Since his return to welterweight back in August of 2019, Sanford MMA mainstay, Burns has won four on the trot, extending his overall undefeated to run to six-fights. The Brazilian headlined his first UFC event in May at UFC Vegas where he took home a dominant unanimous decision win and the division’s number-one contender status against former champion, Tyron ‘The Chosen One’ Woodley. The victory followed a March knockout win over compatriot, Demian Maia in Brasilia. 

Slated for a February matchup with Usman, a month following McGregor’s set comeback against former opponent and interim lightweight titleholder, Dustin ‘The Diamond’ Poirier, Burns touched on the former’s grappling ability, claiming the Dubliner is “very underrated in that aspect of his overall skillset — pointing to McGregor’s opening-round sweep over two-time foe, Nate Diaz during their UFC 196 matchup in 2016 as a clear sign of his overlooked ability.

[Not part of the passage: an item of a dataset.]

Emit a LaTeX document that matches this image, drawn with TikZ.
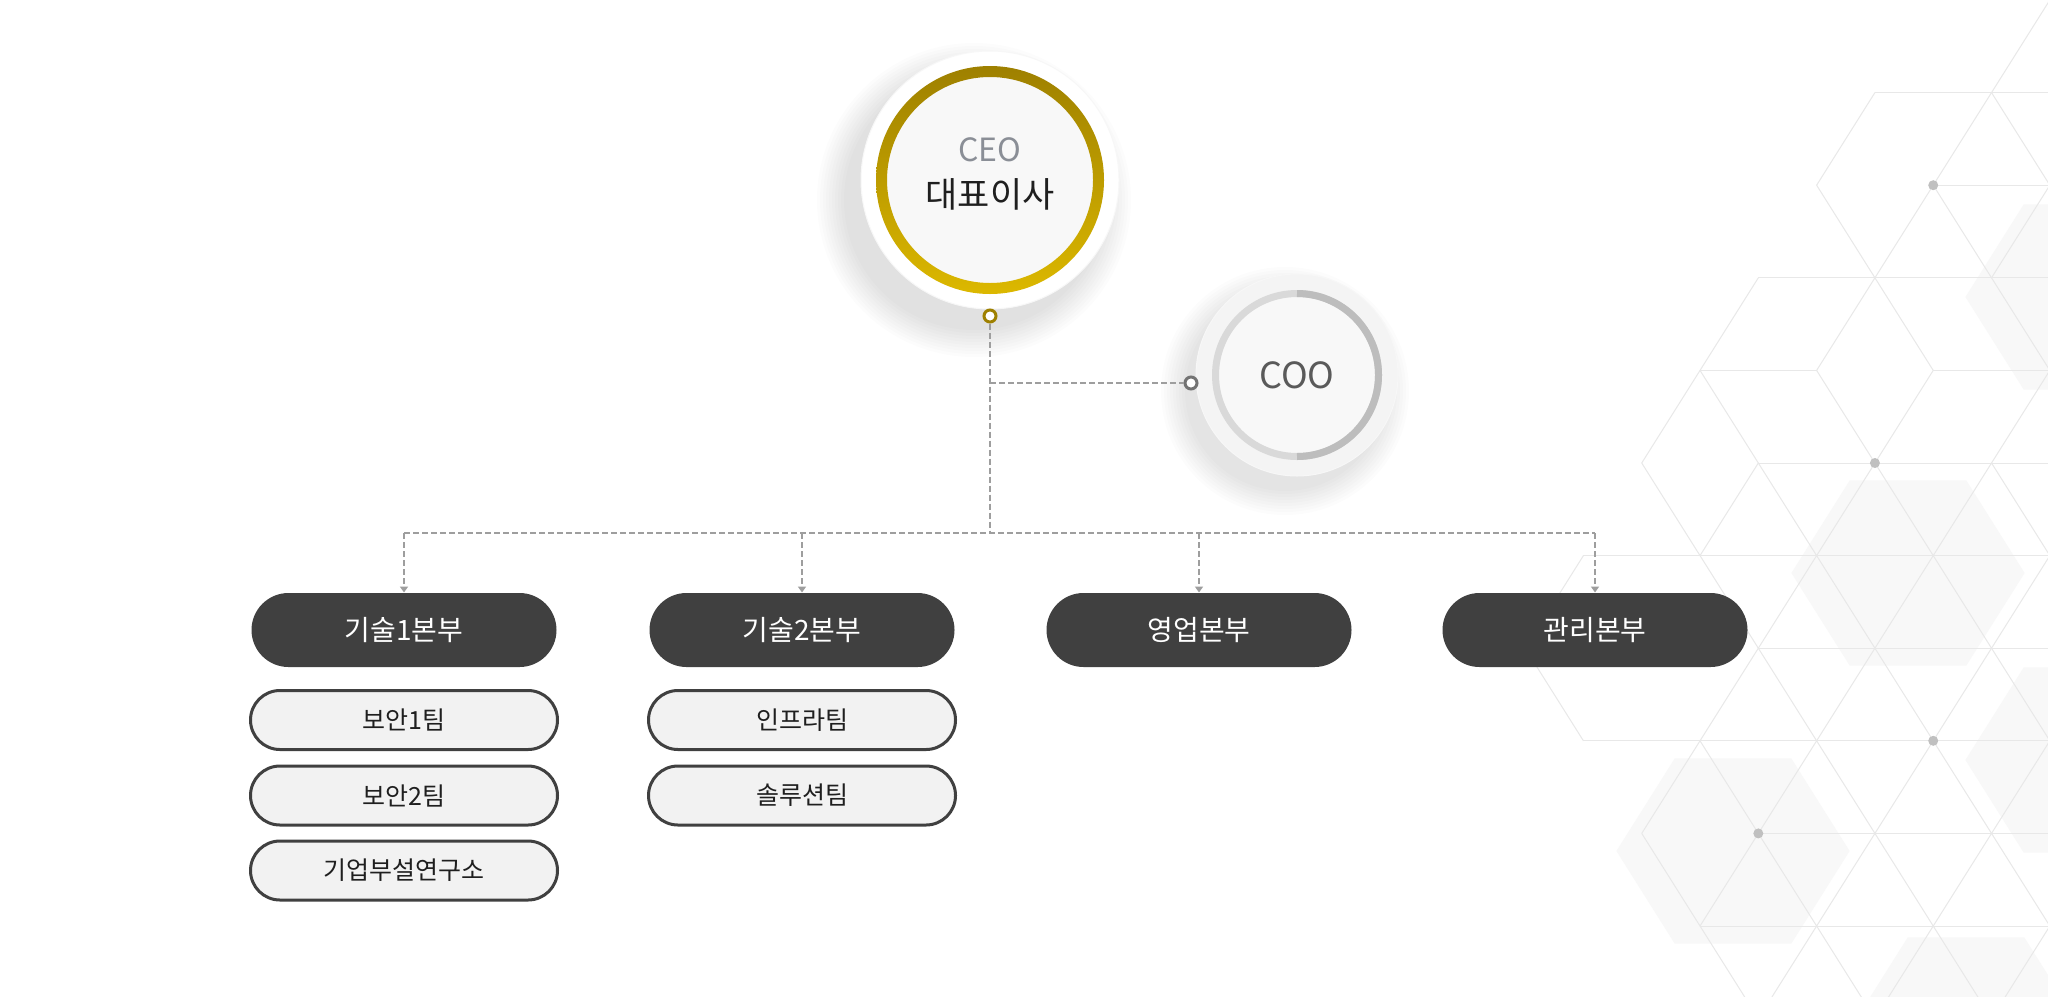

He’s (Conor McGregor) good,” Burns said. “People think he’s very bad, but he’s very good. People don’t remember he swept Nate Diaz in their first fight. I think he’s very underrated. People say, ‘All you have to do is take him down.’ First of all, when the guy controls the distance like Conor (McGregor), it’s not easy to take the guy down.

Another thing that people don’t realise is those guys that kick a lot, they develop a lot power in their hips. So those hips are very flexible and very strong. It’s that type of flexibility and strength that is the same one that you use to defend the takedowns. The point is, Conor’s Brazilian Jiu-Jitsu is not bad. People underestimate that, but he is a good grappler the way I see. For sure, he’s not a grappler. It’s not a natural thing. It’s not his natural thing, but for sure he’s put a lot of focus on that.” (H/T Middleeasy)

Burns, under Rafael Barros, is a second-degree Brazilian Jiu-Jitsu black belt, scoring eight of his fourteen career finishes via submission. An ADCC bronze medalist back in 2015 in his native Brazil, Burns has scored a whopping four world championship wins in both World and World No-Gi competition. 

For McGregor, the 32-year-old was promoted to a Brazilian Jiu-Jitsu brown belt following his 2014 knockout victory over the above mentioned, Poirier by longtime head coach, John Kavanagh, who is the first Irish Brazilian Jiu-Jitsu black belt, under trainer, Matt Thornton.